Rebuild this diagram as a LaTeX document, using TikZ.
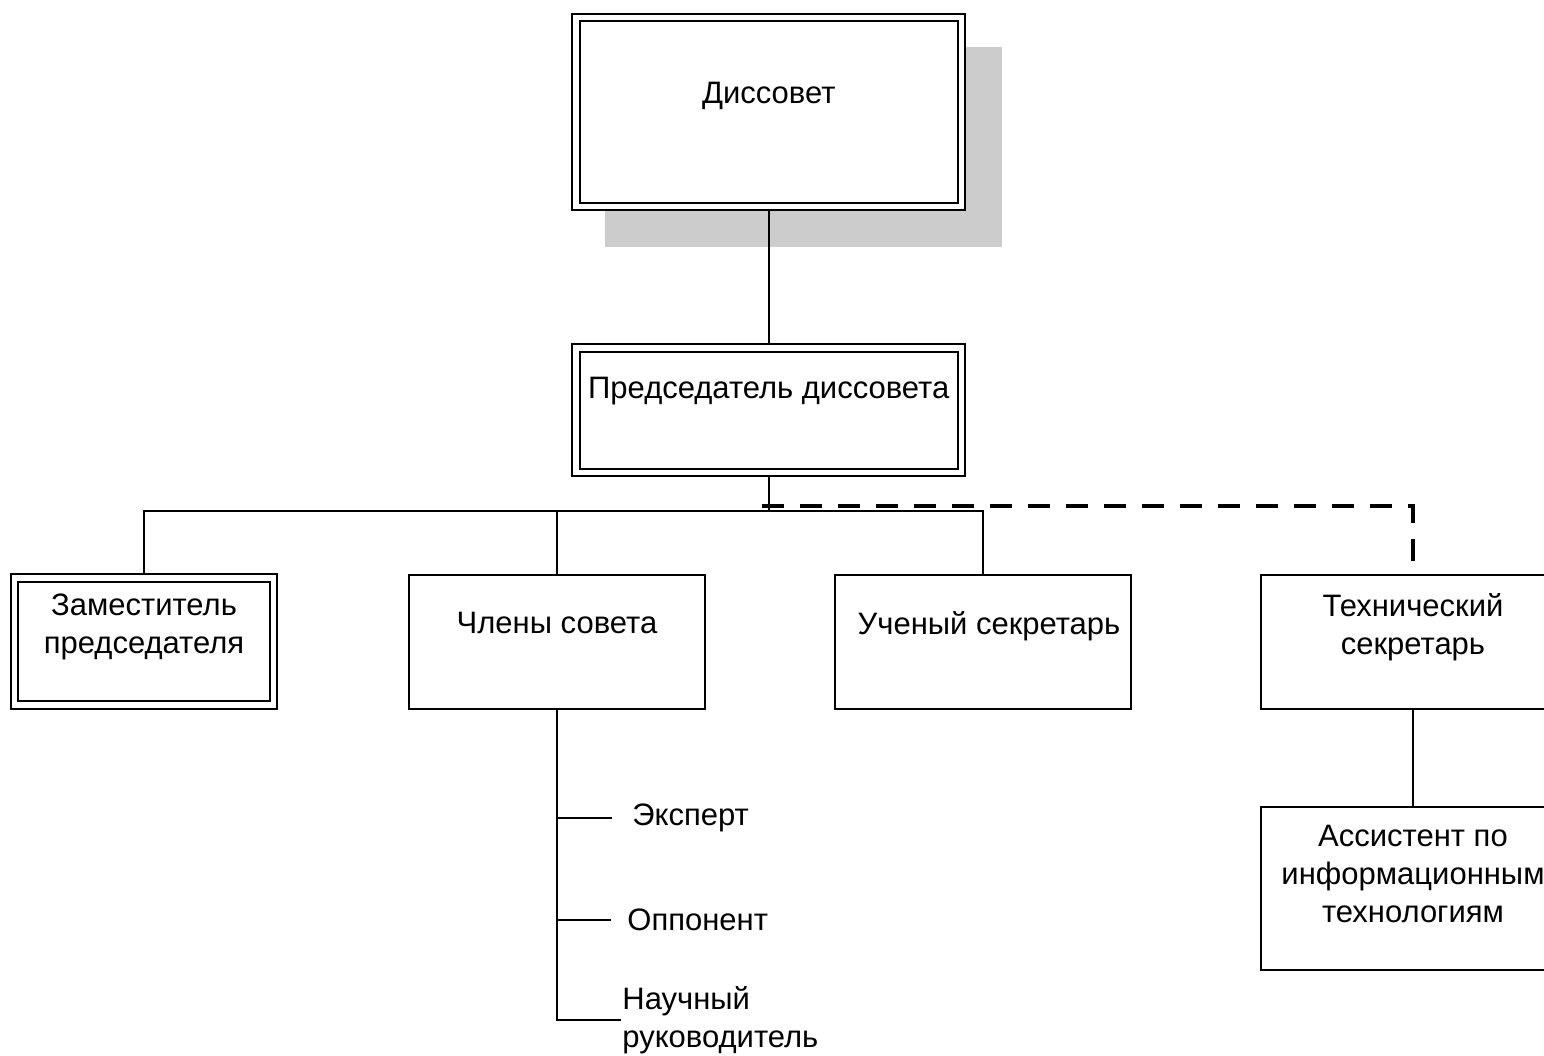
\documentclass[tikz,border=0pt]{standalone}
\usepackage{fontspec}
\setmainfont{Liberation Sans}
\usetikzlibrary{backgrounds}
\definecolor{shadowGray}{RGB}{204,204,204}

\begin{document}
\begin{tikzpicture}[x=0.5pt, y=-0.5pt,
    every node/.style={font=\fontsize{15.5}{19}\selectfont},
    box/.style={draw, line width=0.9pt, fill=white, outer sep=0pt, inner sep=0pt},
    dbox/.style={box, double, line width=1.1pt, double distance=2.6pt},
    caption/.style={anchor=north, inner sep=0pt, align=center, yshift=-#1},
    link/.style={line width=0.8pt},
    dashlink/.style={line width=2pt, dash pattern=on 11pt off 8pt}]
  \useasboundingbox (0,0) rectangle (1544,1056);
  \clip (0,0) rectangle (1544,1056);

  % boxes
  \node[dbox, minimum width=192.75pt, minimum height=94.5pt, label={[caption=32.25pt]north:Диссовет}] (sovet) at (768.75,112) {};
  \node[dbox, minimum width=192.75pt, minimum height=62.25pt, label={[caption=14.5pt]north:Председатель диссовета}] (pred) at (768.75,410.25) {};
  \node[dbox, minimum width=129.5pt, minimum height=63.5pt, label={[caption=7.5pt]north:Заместитель\\председателя}] (zam) at (144,641.5) {};
  \node[box, minimum width=148pt, minimum height=67pt, label={[caption=18.3pt]north:Члены совета}] (chleny) at (557,642) {};
  \node[box, minimum width=148pt, minimum height=67pt, label={[caption=18pt, xshift=3pt]north:Ученый секретарь}] (uchsekr) at (983,642) {};
  \node[box, minimum width=152pt, minimum height=67pt, label={[caption=9pt]north:Технический\\секретарь}] (tehsekr) at (1413,642) {};
  \node[box, minimum width=152pt, minimum height=81.5pt, label={[caption=9pt]north:Ассистент по\\информационным\\технологиям}] (assist) at (1413,888.5) {};

  % members
  \node[anchor=west, inner xsep=10pt, inner ysep=0pt] (ekspert) at (612,818) {Эксперт};
  \node[anchor=west, inner xsep=8pt, inner ysep=0pt] (opponent) at (611,920) {Оппонент};
  \node[anchor=west, inner xsep=0.5pt, inner ysep=0pt, align=left] (rukovod) at (621,1020) {Научный\\руководитель};

  \begin{scope}[on background layer]
    \fill[shadowGray] ([shift={(29,29)}]sovet.north west) rectangle ([shift={(40.5,40.5)}]sovet.south east);
    \coordinate (bus) at (768.75,511);
    \coordinate (dashstart) at (762,506);
    \draw[link] (sovet) -- (pred);
    \draw[link] (pred.south) -- (bus);
    \draw[link] (zam.north) |- (bus);
    \draw[link] (chleny.north) |- (bus);
    \draw[link] (uchsekr.north) |- (bus);
    \draw[dashlink] (dashstart) -| (tehsekr.north);
    \draw[link] (chleny.south) |- (rukovod.west);
    \draw[link] (chleny.south |- ekspert.west) -- (ekspert.west);
    \draw[link] (chleny.south |- opponent.west) -- (opponent.west);
    \draw[link] (tehsekr) -- (assist);
  \end{scope}
\end{tikzpicture}
\end{document}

#### Task prompt:
Transcribe all of the material exactly, leaving out whatever pictures it contains.

#### Solution to this exercise:
Rebuild this diagram as a LaTeX document, using TikZ.
\documentclass[tikz,border=0pt]{standalone}
\usepackage{fontspec}
\setmainfont{Liberation Sans}
\usetikzlibrary{backgrounds}
\definecolor{shadowGray}{RGB}{204,204,204}

\begin{document}
\begin{tikzpicture}[x=0.5pt, y=-0.5pt,
    every node/.style={font=\fontsize{15.5}{19}\selectfont},
    box/.style={draw, line width=0.9pt, fill=white, outer sep=0pt, inner sep=0pt},
    dbox/.style={box, double, line width=1.1pt, double distance=2.6pt},
    caption/.style={anchor=north, inner sep=0pt, align=center, yshift=-#1},
    link/.style={line width=0.8pt},
    dashlink/.style={line width=2pt, dash pattern=on 11pt off 8pt}]
  \useasboundingbox (0,0) rectangle (1544,1056);
  \clip (0,0) rectangle (1544,1056);

  % boxes
  \node[dbox, minimum width=192.75pt, minimum height=94.5pt, label={[caption=32.25pt]north:Диссовет}] (sovet) at (768.75,112) {};
  \node[dbox, minimum width=192.75pt, minimum height=62.25pt, label={[caption=14.5pt]north:Председатель диссовета}] (pred) at (768.75,410.25) {};
  \node[dbox, minimum width=129.5pt, minimum height=63.5pt, label={[caption=7.5pt]north:Заместитель\\председателя}] (zam) at (144,641.5) {};
  \node[box, minimum width=148pt, minimum height=67pt, label={[caption=18.3pt]north:Члены совета}] (chleny) at (557,642) {};
  \node[box, minimum width=148pt, minimum height=67pt, label={[caption=18pt, xshift=3pt]north:Ученый секретарь}] (uchsekr) at (983,642) {};
  \node[box, minimum width=152pt, minimum height=67pt, label={[caption=9pt]north:Технический\\секретарь}] (tehsekr) at (1413,642) {};
  \node[box, minimum width=152pt, minimum height=81.5pt, label={[caption=9pt]north:Ассистент по\\информационным\\технологиям}] (assist) at (1413,888.5) {};

  % members
  \node[anchor=west, inner xsep=10pt, inner ysep=0pt] (ekspert) at (612,818) {Эксперт};
  \node[anchor=west, inner xsep=8pt, inner ysep=0pt] (opponent) at (611,920) {Оппонент};
  \node[anchor=west, inner xsep=0.5pt, inner ysep=0pt, align=left] (rukovod) at (621,1020) {Научный\\руководитель};

  \begin{scope}[on background layer]
    \fill[shadowGray] ([shift={(29,29)}]sovet.north west) rectangle ([shift={(40.5,40.5)}]sovet.south east);
    \coordinate (bus) at (768.75,511);
    \coordinate (dashstart) at (762,506);
    \draw[link] (sovet) -- (pred);
    \draw[link] (pred.south) -- (bus);
    \draw[link] (zam.north) |- (bus);
    \draw[link] (chleny.north) |- (bus);
    \draw[link] (uchsekr.north) |- (bus);
    \draw[dashlink] (dashstart) -| (tehsekr.north);
    \draw[link] (chleny.south) |- (rukovod.west);
    \draw[link] (chleny.south |- ekspert.west) -- (ekspert.west);
    \draw[link] (chleny.south |- opponent.west) -- (opponent.west);
    \draw[link] (tehsekr) -- (assist);
  \end{scope}
\end{tikzpicture}
\end{document}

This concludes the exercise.